begin

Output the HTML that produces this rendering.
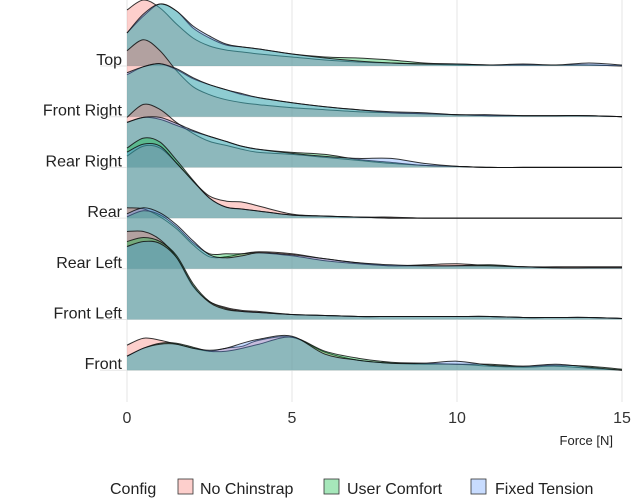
<!DOCTYPE html>
<html><head><meta charset="utf-8">
<style>
html,body{margin:0;padding:0;background:#fff;}
body{width:642px;height:499px;overflow:hidden;font-family:"Liberation Sans",sans-serif;}
svg text{font-family:"Liberation Sans",sans-serif;}
</style></head>
<body>
<svg id="chart" width="642" height="499" viewBox="0 0 642 499" xmlns="http://www.w3.org/2000/svg">
<g id="grid"></g>
<g id="ridges"></g>
<g id="ylabels"></g>
<g id="xticks"></g>
<text x="613" y="445" text-anchor="end" font-size="13" fill="#222">Force [N]</text>
<g id="legend">
  <text x="110" y="494" font-size="16" fill="#222">Config</text>
  <rect x="178" y="479" width="15" height="15" fill="rgba(248,118,109,0.35)" stroke="#333" stroke-width="0.8"/>
  <text x="200" y="494" font-size="16" fill="#222">No Chinstrap</text>
  <rect x="324" y="479" width="15" height="15" fill="rgba(0,186,56,0.35)" stroke="#333" stroke-width="0.8"/>
  <text x="347" y="494" font-size="16" fill="#222">User Comfort</text>
  <rect x="471" y="479" width="15" height="15" fill="rgba(97,156,255,0.35)" stroke="#333" stroke-width="0.8"/>
  <text x="495" y="494" font-size="16" fill="#222">Fixed Tension</text>
</g>
</svg>
<script>
const categories = ["Top","Front Right","Rear Right","Rear","Rear Left","Front Left","Front"];
const xGrid = [0,0.5,1,1.5,2,2.5,3,3.5,4,5,6,7,8,9,10,11,12,13,14,15];
const xTicks = [0,5,10,15];
const seriesNames = ["No Chinstrap","User Comfort","Fixed Tension"];
const noChinstrap = [
 [56,66,58,42,28,20,16,14,12,9,6,4,3,2,1,1,1,1,1,0],
 [66,77,66,46,30,22,17,14,12,9,7,5,4,3,2,1,1,1,1,0],
 [50,63,58,45,34,26,22,18,15,13,10,7,4,2,1,0,0,0,0,0],
 [62,72,70,55,37,22,17,16,12,4,2,1,1,0,0,0,0,0,0,0],
 [61,60,52,40,24,12,12,15,17,15,10,6,3,4,5,3,2,2,2,2],
 [88,88,80,62,33,18,12,9,8,5,4,3,3,3,3,3,2,2,2,1],
 [25,32,30,26,22,19,22,24,30,33,18,10,7,6,6,4,3,4,2,0]
];
const userComfort = [
 [33,50,62,55,38,28,21,19,17,12,9,8,6,3,2,1,1,1,1,0],
 [42,50,53,47,38,32,27,22,19,14,10,7,4,3,2,1,1,1,1,0],
 [45,50,48,42,36,31,26,21,18,15,13,8,5,2,1,0,0,0,0,0],
 [70,80,76,58,38,20,11,9,7,3,2,1,0,0,0,0,0,0,0,0],
 [52,58,54,42,26,15,15,15,16,13,8,5,3,3,3,4,2,1,1,1],
 [78,82,78,64,36,18,11,8,7,5,4,3,3,3,3,3,2,2,2,1],
 [14,22,27,27,23,19,19,22,26,33,19,12,8,7,6,6,4,5,4,1]
];
const fixedTension = [
 [33,52,62,55,40,30,22,19,17,12,8,5,3,2,2,1,2,1,3,1],
 [44,50,53,48,39,32,27,23,19,14,10,7,5,4,2,2,1,1,1,0],
 [45,50,50,44,37,31,26,21,18,14,11,9,9,4,1,0,0,0,0,0],
 [66,74,72,55,37,20,11,9,7,3,2,1,0,0,0,0,0,0,0,0],
 [55,61,56,44,28,14,11,13,16,14,10,6,4,3,3,3,2,1,1,1],
 [73,78,76,62,34,17,10,8,7,5,4,3,3,3,3,3,2,2,2,1],
 [14,22,26,26,22,20,22,27,31,34,16,10,7,7,9,5,4,6,3,0]
];
const NS="http://www.w3.org/2000/svg";
const x0=127, pxPerUnit=33, base0=66, spacing=50.7, hScale=1;
const xs = v => x0 + v*pxPerUnit;
const yb = i => base0 + i*spacing;
const fills=["rgba(248,118,109,0.35)","rgba(0,186,56,0.35)","rgba(97,156,255,0.35)"];
const allSeries=[noChinstrap,userComfort,fixedTension];
const keys=["no-chinstrap","user-comfort","fixed-tension"];

const grid=document.getElementById('grid');
xTicks.forEach(t=>{
  const l=document.createElementNS(NS,'line');
  
  
  l.setAttribute('x1',xs(t));l.setAttribute('x2',xs(t));l.setAttribute('y1',0);l.setAttribute('y2',402);
  l.setAttribute('stroke','#e6e6e6');l.setAttribute('stroke-width','1');
  grid.appendChild(l);
});
categories.forEach((c,i)=>{
  const l=document.createElementNS(NS,'line');
  
  
  l.setAttribute('x1',100);l.setAttribute('x2',622);l.setAttribute('y1',yb(i));l.setAttribute('y2',yb(i));
  l.setAttribute('stroke','#e6e6e6');l.setAttribute('stroke-width','1');
  grid.appendChild(l);
});

function smooth(pts){
  let d=`M${pts[0][0]},${pts[0][1]}`;
  for(let i=0;i<pts.length-1;i++){
    const p0=pts[Math.max(0,i-1)],p1=pts[i],p2=pts[i+1],p3=pts[Math.min(pts.length-1,i+2)];
    const c1=[p1[0]+(p2[0]-p0[0])/6,p1[1]+(p2[1]-p0[1])/6];
    const c2=[p2[0]-(p3[0]-p1[0])/6,p2[1]-(p3[1]-p1[1])/6];
    d+=` C${c1[0].toFixed(1)},${c1[1].toFixed(1)} ${c2[0].toFixed(1)},${c2[1].toFixed(1)} ${p2[0].toFixed(1)},${p2[1].toFixed(1)}`;
  }
  return d;
}
const ridges=document.getElementById('ridges');
categories.forEach((c,i)=>{
  const g=document.createElementNS(NS,'g');
  
  
  allSeries.forEach((s,k)=>{
    const pts=xGrid.map((xv,j)=>[xs(xv),yb(i)-s[i][j]*hScale]);
    const line=smooth(pts);
    const area=document.createElementNS(NS,'path');
    
    
    area.setAttribute('d',line+` L${xs(xGrid[xGrid.length-1])},${yb(i)} L${xs(0)},${yb(i)} Z`);
    area.setAttribute('fill',fills[k]);
    g.appendChild(area);
    const ln=document.createElementNS(NS,'path');
    
    
    ln.setAttribute('d',line);
    ln.setAttribute('fill','none');ln.setAttribute('stroke','#111');ln.setAttribute('stroke-width','1');ln.setAttribute('stroke-opacity','0.85');
    g.appendChild(ln);
  });
  ridges.appendChild(g);
  const t=document.createElementNS(NS,'text');
  
  
  t.setAttribute('x',122);t.setAttribute('y',yb(i)-1);t.setAttribute('text-anchor','end');
  t.setAttribute('font-size','16');t.setAttribute('fill','#222');
  t.textContent=c;
  document.getElementById('ylabels').appendChild(t);
});
xTicks.forEach(v=>{
  const t=document.createElementNS(NS,'text');
  
  
  t.setAttribute('x',xs(v));t.setAttribute('y',423);t.setAttribute('text-anchor','middle');
  t.setAttribute('font-size','16');t.setAttribute('fill','#333');
  t.textContent=v;
  document.getElementById('xticks').appendChild(t);
});
</script>
</body></html>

end

● **Job**
Write out the listing above exactly as it stands, pictures excluded.

● **Reply**
Output the HTML that produces this rendering.
<!DOCTYPE html>
<html><head><meta charset="utf-8">
<style>
html,body{margin:0;padding:0;background:#fff;}
body{width:642px;height:499px;overflow:hidden;font-family:"Liberation Sans",sans-serif;}
svg text{font-family:"Liberation Sans",sans-serif;}
</style></head>
<body>
<svg id="chart" width="642" height="499" viewBox="0 0 642 499" xmlns="http://www.w3.org/2000/svg">
<g id="grid"></g>
<g id="ridges"></g>
<g id="ylabels"></g>
<g id="xticks"></g>
<text x="613" y="445" text-anchor="end" font-size="13" fill="#222">Force [N]</text>
<g id="legend">
  <text x="110" y="494" font-size="16" fill="#222">Config</text>
  <rect x="178" y="479" width="15" height="15" fill="rgba(248,118,109,0.35)" stroke="#333" stroke-width="0.8"/>
  <text x="200" y="494" font-size="16" fill="#222">No Chinstrap</text>
  <rect x="324" y="479" width="15" height="15" fill="rgba(0,186,56,0.35)" stroke="#333" stroke-width="0.8"/>
  <text x="347" y="494" font-size="16" fill="#222">User Comfort</text>
  <rect x="471" y="479" width="15" height="15" fill="rgba(97,156,255,0.35)" stroke="#333" stroke-width="0.8"/>
  <text x="495" y="494" font-size="16" fill="#222">Fixed Tension</text>
</g>
</svg>
<script>
const categories = ["Top","Front Right","Rear Right","Rear","Rear Left","Front Left","Front"];
const xGrid = [0,0.5,1,1.5,2,2.5,3,3.5,4,5,6,7,8,9,10,11,12,13,14,15];
const xTicks = [0,5,10,15];
const seriesNames = ["No Chinstrap","User Comfort","Fixed Tension"];
const noChinstrap = [
 [56,66,58,42,28,20,16,14,12,9,6,4,3,2,1,1,1,1,1,0],
 [66,77,66,46,30,22,17,14,12,9,7,5,4,3,2,1,1,1,1,0],
 [50,63,58,45,34,26,22,18,15,13,10,7,4,2,1,0,0,0,0,0],
 [62,72,70,55,37,22,17,16,12,4,2,1,1,0,0,0,0,0,0,0],
 [61,60,52,40,24,12,12,15,17,15,10,6,3,4,5,3,2,2,2,2],
 [88,88,80,62,33,18,12,9,8,5,4,3,3,3,3,3,2,2,2,1],
 [25,32,30,26,22,19,22,24,30,33,18,10,7,6,6,4,3,4,2,0]
];
const userComfort = [
 [33,50,62,55,38,28,21,19,17,12,9,8,6,3,2,1,1,1,1,0],
 [42,50,53,47,38,32,27,22,19,14,10,7,4,3,2,1,1,1,1,0],
 [45,50,48,42,36,31,26,21,18,15,13,8,5,2,1,0,0,0,0,0],
 [70,80,76,58,38,20,11,9,7,3,2,1,0,0,0,0,0,0,0,0],
 [52,58,54,42,26,15,15,15,16,13,8,5,3,3,3,4,2,1,1,1],
 [78,82,78,64,36,18,11,8,7,5,4,3,3,3,3,3,2,2,2,1],
 [14,22,27,27,23,19,19,22,26,33,19,12,8,7,6,6,4,5,4,1]
];
const fixedTension = [
 [33,52,62,55,40,30,22,19,17,12,8,5,3,2,2,1,2,1,3,1],
 [44,50,53,48,39,32,27,23,19,14,10,7,5,4,2,2,1,1,1,0],
 [45,50,50,44,37,31,26,21,18,14,11,9,9,4,1,0,0,0,0,0],
 [66,74,72,55,37,20,11,9,7,3,2,1,0,0,0,0,0,0,0,0],
 [55,61,56,44,28,14,11,13,16,14,10,6,4,3,3,3,2,1,1,1],
 [73,78,76,62,34,17,10,8,7,5,4,3,3,3,3,3,2,2,2,1],
 [14,22,26,26,22,20,22,27,31,34,16,10,7,7,9,5,4,6,3,0]
];
const NS="http://www.w3.org/2000/svg";
const x0=127, pxPerUnit=33, base0=66, spacing=50.7, hScale=1;
const xs = v => x0 + v*pxPerUnit;
const yb = i => base0 + i*spacing;
const fills=["rgba(248,118,109,0.35)","rgba(0,186,56,0.35)","rgba(97,156,255,0.35)"];
const allSeries=[noChinstrap,userComfort,fixedTension];
const keys=["no-chinstrap","user-comfort","fixed-tension"];

const grid=document.getElementById('grid');
xTicks.forEach(t=>{
  const l=document.createElementNS(NS,'line');
  
  
  l.setAttribute('x1',xs(t));l.setAttribute('x2',xs(t));l.setAttribute('y1',0);l.setAttribute('y2',402);
  l.setAttribute('stroke','#e6e6e6');l.setAttribute('stroke-width','1');
  grid.appendChild(l);
});
categories.forEach((c,i)=>{
  const l=document.createElementNS(NS,'line');
  
  
  l.setAttribute('x1',100);l.setAttribute('x2',622);l.setAttribute('y1',yb(i));l.setAttribute('y2',yb(i));
  l.setAttribute('stroke','#e6e6e6');l.setAttribute('stroke-width','1');
  grid.appendChild(l);
});

function smooth(pts){
  let d=`M${pts[0][0]},${pts[0][1]}`;
  for(let i=0;i<pts.length-1;i++){
    const p0=pts[Math.max(0,i-1)],p1=pts[i],p2=pts[i+1],p3=pts[Math.min(pts.length-1,i+2)];
    const c1=[p1[0]+(p2[0]-p0[0])/6,p1[1]+(p2[1]-p0[1])/6];
    const c2=[p2[0]-(p3[0]-p1[0])/6,p2[1]-(p3[1]-p1[1])/6];
    d+=` C${c1[0].toFixed(1)},${c1[1].toFixed(1)} ${c2[0].toFixed(1)},${c2[1].toFixed(1)} ${p2[0].toFixed(1)},${p2[1].toFixed(1)}`;
  }
  return d;
}
const ridges=document.getElementById('ridges');
categories.forEach((c,i)=>{
  const g=document.createElementNS(NS,'g');
  
  
  allSeries.forEach((s,k)=>{
    const pts=xGrid.map((xv,j)=>[xs(xv),yb(i)-s[i][j]*hScale]);
    const line=smooth(pts);
    const area=document.createElementNS(NS,'path');
    
    
    area.setAttribute('d',line+` L${xs(xGrid[xGrid.length-1])},${yb(i)} L${xs(0)},${yb(i)} Z`);
    area.setAttribute('fill',fills[k]);
    g.appendChild(area);
    const ln=document.createElementNS(NS,'path');
    
    
    ln.setAttribute('d',line);
    ln.setAttribute('fill','none');ln.setAttribute('stroke','#111');ln.setAttribute('stroke-width','1');ln.setAttribute('stroke-opacity','0.85');
    g.appendChild(ln);
  });
  ridges.appendChild(g);
  const t=document.createElementNS(NS,'text');
  
  
  t.setAttribute('x',122);t.setAttribute('y',yb(i)-1);t.setAttribute('text-anchor','end');
  t.setAttribute('font-size','16');t.setAttribute('fill','#222');
  t.textContent=c;
  document.getElementById('ylabels').appendChild(t);
});
xTicks.forEach(v=>{
  const t=document.createElementNS(NS,'text');
  
  
  t.setAttribute('x',xs(v));t.setAttribute('y',423);t.setAttribute('text-anchor','middle');
  t.setAttribute('font-size','16');t.setAttribute('fill','#333');
  t.textContent=v;
  document.getElementById('xticks').appendChild(t);
});
</script>
</body></html>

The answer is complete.